**Directive:** Skip all pictures, then copy the lines from the start of the data through the line with "const pair = (arr)", keeping both ends.

**Information supplied:**
—————
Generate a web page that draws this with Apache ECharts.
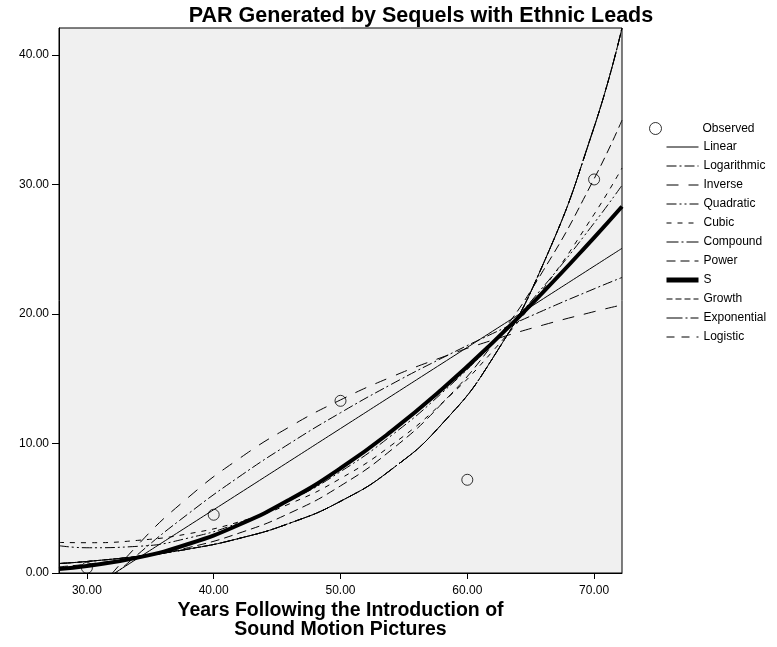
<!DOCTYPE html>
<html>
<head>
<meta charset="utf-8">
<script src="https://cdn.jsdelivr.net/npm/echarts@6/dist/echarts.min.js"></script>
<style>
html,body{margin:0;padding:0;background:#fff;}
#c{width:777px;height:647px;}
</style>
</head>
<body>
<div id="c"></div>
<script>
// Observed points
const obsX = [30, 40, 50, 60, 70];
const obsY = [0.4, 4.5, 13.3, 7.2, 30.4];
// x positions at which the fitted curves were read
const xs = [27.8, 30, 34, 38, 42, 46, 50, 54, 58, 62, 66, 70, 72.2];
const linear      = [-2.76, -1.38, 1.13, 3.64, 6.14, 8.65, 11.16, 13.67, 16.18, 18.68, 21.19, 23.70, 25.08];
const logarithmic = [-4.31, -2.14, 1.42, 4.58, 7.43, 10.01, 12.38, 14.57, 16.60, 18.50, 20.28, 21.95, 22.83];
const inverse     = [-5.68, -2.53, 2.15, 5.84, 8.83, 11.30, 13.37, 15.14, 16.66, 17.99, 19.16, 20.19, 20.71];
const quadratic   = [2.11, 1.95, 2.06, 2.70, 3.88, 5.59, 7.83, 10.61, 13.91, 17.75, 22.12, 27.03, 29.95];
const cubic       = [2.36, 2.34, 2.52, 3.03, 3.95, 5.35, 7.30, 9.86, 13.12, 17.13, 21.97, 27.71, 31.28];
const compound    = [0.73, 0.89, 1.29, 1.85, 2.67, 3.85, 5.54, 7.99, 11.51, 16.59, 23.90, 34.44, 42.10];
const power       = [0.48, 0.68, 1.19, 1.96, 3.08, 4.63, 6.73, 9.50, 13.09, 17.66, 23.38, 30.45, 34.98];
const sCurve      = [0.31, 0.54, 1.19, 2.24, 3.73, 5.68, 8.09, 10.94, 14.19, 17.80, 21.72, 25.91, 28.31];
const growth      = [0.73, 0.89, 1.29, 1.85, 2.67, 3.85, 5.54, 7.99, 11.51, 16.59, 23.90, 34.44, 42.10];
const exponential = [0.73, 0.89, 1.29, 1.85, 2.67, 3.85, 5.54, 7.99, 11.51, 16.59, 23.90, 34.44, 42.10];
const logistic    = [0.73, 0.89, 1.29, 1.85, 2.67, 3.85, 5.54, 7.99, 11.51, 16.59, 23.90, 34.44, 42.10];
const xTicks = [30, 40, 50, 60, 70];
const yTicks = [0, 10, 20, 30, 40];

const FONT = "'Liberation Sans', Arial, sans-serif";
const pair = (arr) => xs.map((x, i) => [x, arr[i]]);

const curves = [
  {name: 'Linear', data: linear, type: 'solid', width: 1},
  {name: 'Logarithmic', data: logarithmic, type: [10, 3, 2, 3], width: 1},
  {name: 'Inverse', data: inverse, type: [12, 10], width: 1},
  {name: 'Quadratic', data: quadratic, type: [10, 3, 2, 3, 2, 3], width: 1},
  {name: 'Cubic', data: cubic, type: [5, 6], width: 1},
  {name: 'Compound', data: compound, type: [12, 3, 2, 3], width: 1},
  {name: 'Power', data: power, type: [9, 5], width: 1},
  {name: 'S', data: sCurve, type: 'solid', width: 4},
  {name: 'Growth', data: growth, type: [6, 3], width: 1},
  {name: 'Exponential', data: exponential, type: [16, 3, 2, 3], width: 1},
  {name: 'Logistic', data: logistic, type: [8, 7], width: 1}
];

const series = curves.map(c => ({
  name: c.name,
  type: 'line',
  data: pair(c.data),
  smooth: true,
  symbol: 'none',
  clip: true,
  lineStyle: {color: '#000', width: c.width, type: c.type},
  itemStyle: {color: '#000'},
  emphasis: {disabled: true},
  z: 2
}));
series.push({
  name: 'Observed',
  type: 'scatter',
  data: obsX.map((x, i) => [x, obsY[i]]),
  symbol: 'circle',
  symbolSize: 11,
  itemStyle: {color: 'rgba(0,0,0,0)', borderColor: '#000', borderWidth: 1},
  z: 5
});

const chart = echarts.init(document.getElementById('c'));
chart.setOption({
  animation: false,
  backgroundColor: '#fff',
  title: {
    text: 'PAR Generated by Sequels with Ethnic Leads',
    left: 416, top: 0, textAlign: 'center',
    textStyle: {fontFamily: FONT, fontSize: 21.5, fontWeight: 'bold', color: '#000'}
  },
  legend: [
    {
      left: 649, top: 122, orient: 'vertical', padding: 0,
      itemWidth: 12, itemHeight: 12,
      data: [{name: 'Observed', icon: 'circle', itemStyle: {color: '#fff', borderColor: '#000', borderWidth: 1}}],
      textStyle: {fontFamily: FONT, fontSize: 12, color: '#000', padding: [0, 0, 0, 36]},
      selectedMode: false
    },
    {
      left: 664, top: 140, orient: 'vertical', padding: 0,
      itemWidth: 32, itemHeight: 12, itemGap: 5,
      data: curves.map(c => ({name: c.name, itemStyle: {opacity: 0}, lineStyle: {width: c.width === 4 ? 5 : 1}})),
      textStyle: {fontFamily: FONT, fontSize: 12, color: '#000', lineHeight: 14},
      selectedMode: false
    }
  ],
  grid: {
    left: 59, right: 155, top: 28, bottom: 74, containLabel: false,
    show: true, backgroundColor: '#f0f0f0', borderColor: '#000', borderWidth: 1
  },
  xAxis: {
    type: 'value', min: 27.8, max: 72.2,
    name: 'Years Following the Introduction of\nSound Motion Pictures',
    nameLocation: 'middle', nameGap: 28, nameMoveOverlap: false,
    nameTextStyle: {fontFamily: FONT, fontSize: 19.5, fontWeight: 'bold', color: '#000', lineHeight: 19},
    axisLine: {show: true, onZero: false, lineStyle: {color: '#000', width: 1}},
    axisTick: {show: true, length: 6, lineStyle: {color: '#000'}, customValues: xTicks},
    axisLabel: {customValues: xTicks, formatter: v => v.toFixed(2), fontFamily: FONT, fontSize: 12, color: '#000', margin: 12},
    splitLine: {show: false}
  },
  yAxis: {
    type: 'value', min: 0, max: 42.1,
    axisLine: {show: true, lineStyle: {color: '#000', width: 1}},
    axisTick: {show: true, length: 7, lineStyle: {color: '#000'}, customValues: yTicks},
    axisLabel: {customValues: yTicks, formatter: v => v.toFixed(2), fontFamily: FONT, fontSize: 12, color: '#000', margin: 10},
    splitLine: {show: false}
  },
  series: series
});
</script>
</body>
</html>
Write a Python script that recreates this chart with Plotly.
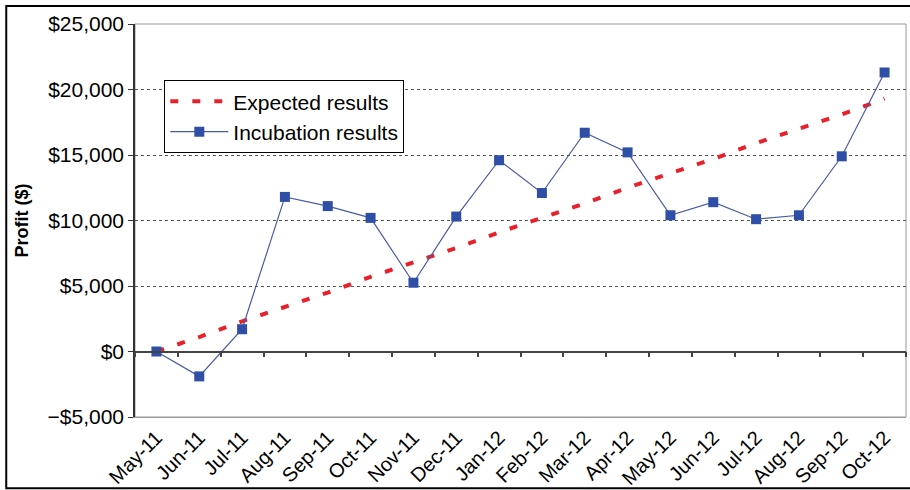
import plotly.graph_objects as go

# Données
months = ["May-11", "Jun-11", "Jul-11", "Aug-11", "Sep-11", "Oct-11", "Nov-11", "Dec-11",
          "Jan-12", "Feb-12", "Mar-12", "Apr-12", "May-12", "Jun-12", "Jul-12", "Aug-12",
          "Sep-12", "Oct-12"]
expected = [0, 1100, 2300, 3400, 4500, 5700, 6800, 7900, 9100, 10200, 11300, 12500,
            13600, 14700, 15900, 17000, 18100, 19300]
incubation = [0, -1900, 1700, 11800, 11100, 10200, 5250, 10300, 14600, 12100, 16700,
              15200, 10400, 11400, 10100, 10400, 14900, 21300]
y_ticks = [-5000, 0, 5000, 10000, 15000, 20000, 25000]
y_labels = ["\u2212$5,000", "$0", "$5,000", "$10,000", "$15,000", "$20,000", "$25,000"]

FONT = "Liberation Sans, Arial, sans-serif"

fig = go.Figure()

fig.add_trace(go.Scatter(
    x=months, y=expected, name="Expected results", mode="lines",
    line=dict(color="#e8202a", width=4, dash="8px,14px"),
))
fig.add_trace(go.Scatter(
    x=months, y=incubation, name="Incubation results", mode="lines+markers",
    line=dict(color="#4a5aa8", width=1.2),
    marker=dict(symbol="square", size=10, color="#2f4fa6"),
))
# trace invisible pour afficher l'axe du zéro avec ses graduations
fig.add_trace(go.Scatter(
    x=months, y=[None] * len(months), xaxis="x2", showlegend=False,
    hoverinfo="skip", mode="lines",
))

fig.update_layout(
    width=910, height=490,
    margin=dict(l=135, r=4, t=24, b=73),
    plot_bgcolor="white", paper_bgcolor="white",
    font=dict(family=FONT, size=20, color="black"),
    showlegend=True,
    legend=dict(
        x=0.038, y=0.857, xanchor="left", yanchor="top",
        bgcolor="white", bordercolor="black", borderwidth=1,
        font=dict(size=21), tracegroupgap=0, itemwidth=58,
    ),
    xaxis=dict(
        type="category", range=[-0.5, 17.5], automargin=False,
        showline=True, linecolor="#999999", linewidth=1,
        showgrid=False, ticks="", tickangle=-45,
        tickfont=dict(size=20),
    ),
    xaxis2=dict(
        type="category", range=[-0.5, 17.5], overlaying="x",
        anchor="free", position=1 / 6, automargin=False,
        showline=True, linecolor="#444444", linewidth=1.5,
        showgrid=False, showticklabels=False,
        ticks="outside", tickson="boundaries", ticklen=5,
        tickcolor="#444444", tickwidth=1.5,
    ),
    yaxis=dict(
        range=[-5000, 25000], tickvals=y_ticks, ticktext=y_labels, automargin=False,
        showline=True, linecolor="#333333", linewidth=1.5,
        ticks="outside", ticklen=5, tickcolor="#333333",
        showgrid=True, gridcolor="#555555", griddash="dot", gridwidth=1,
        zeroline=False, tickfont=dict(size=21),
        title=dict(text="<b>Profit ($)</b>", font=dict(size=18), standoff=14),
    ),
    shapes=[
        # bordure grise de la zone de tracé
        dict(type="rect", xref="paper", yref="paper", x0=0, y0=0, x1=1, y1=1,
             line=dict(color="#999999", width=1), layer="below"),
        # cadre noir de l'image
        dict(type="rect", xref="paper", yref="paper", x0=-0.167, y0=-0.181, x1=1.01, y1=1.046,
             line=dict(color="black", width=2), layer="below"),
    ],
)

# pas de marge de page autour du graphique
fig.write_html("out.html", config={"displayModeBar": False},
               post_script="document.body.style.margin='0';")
—————
**Expected answer:**
Generate a web page that draws this with Apache ECharts.
<!DOCTYPE html>
<html>
<head>
<meta charset="utf-8">
<script src="https://cdn.jsdelivr.net/npm/echarts@6/dist/echarts.min.js"></script>
<style>
html,body{margin:0;padding:0;background:#fff;}
#c{width:777px;height:647px;}
</style>
</head>
<body>
<div id="c"></div>
<script>
// Observed points
const obsX = [30, 40, 50, 60, 70];
const obsY = [0.4, 4.5, 13.3, 7.2, 30.4];
// x positions at which the fitted curves were read
const xs = [27.8, 30, 34, 38, 42, 46, 50, 54, 58, 62, 66, 70, 72.2];
const linear      = [-2.76, -1.38, 1.13, 3.64, 6.14, 8.65, 11.16, 13.67, 16.18, 18.68, 21.19, 23.70, 25.08];
const logarithmic = [-4.31, -2.14, 1.42, 4.58, 7.43, 10.01, 12.38, 14.57, 16.60, 18.50, 20.28, 21.95, 22.83];
const inverse     = [-5.68, -2.53, 2.15, 5.84, 8.83, 11.30, 13.37, 15.14, 16.66, 17.99, 19.16, 20.19, 20.71];
const quadratic   = [2.11, 1.95, 2.06, 2.70, 3.88, 5.59, 7.83, 10.61, 13.91, 17.75, 22.12, 27.03, 29.95];
const cubic       = [2.36, 2.34, 2.52, 3.03, 3.95, 5.35, 7.30, 9.86, 13.12, 17.13, 21.97, 27.71, 31.28];
const compound    = [0.73, 0.89, 1.29, 1.85, 2.67, 3.85, 5.54, 7.99, 11.51, 16.59, 23.90, 34.44, 42.10];
const power       = [0.48, 0.68, 1.19, 1.96, 3.08, 4.63, 6.73, 9.50, 13.09, 17.66, 23.38, 30.45, 34.98];
const sCurve      = [0.31, 0.54, 1.19, 2.24, 3.73, 5.68, 8.09, 10.94, 14.19, 17.80, 21.72, 25.91, 28.31];
const growth      = [0.73, 0.89, 1.29, 1.85, 2.67, 3.85, 5.54, 7.99, 11.51, 16.59, 23.90, 34.44, 42.10];
const exponential = [0.73, 0.89, 1.29, 1.85, 2.67, 3.85, 5.54, 7.99, 11.51, 16.59, 23.90, 34.44, 42.10];
const logistic    = [0.73, 0.89, 1.29, 1.85, 2.67, 3.85, 5.54, 7.99, 11.51, 16.59, 23.90, 34.44, 42.10];
const xTicks = [30, 40, 50, 60, 70];
const yTicks = [0, 10, 20, 30, 40];

const FONT = "'Liberation Sans', Arial, sans-serif";
const pair = (arr) => xs.map((x, i) => [x, arr[i]]);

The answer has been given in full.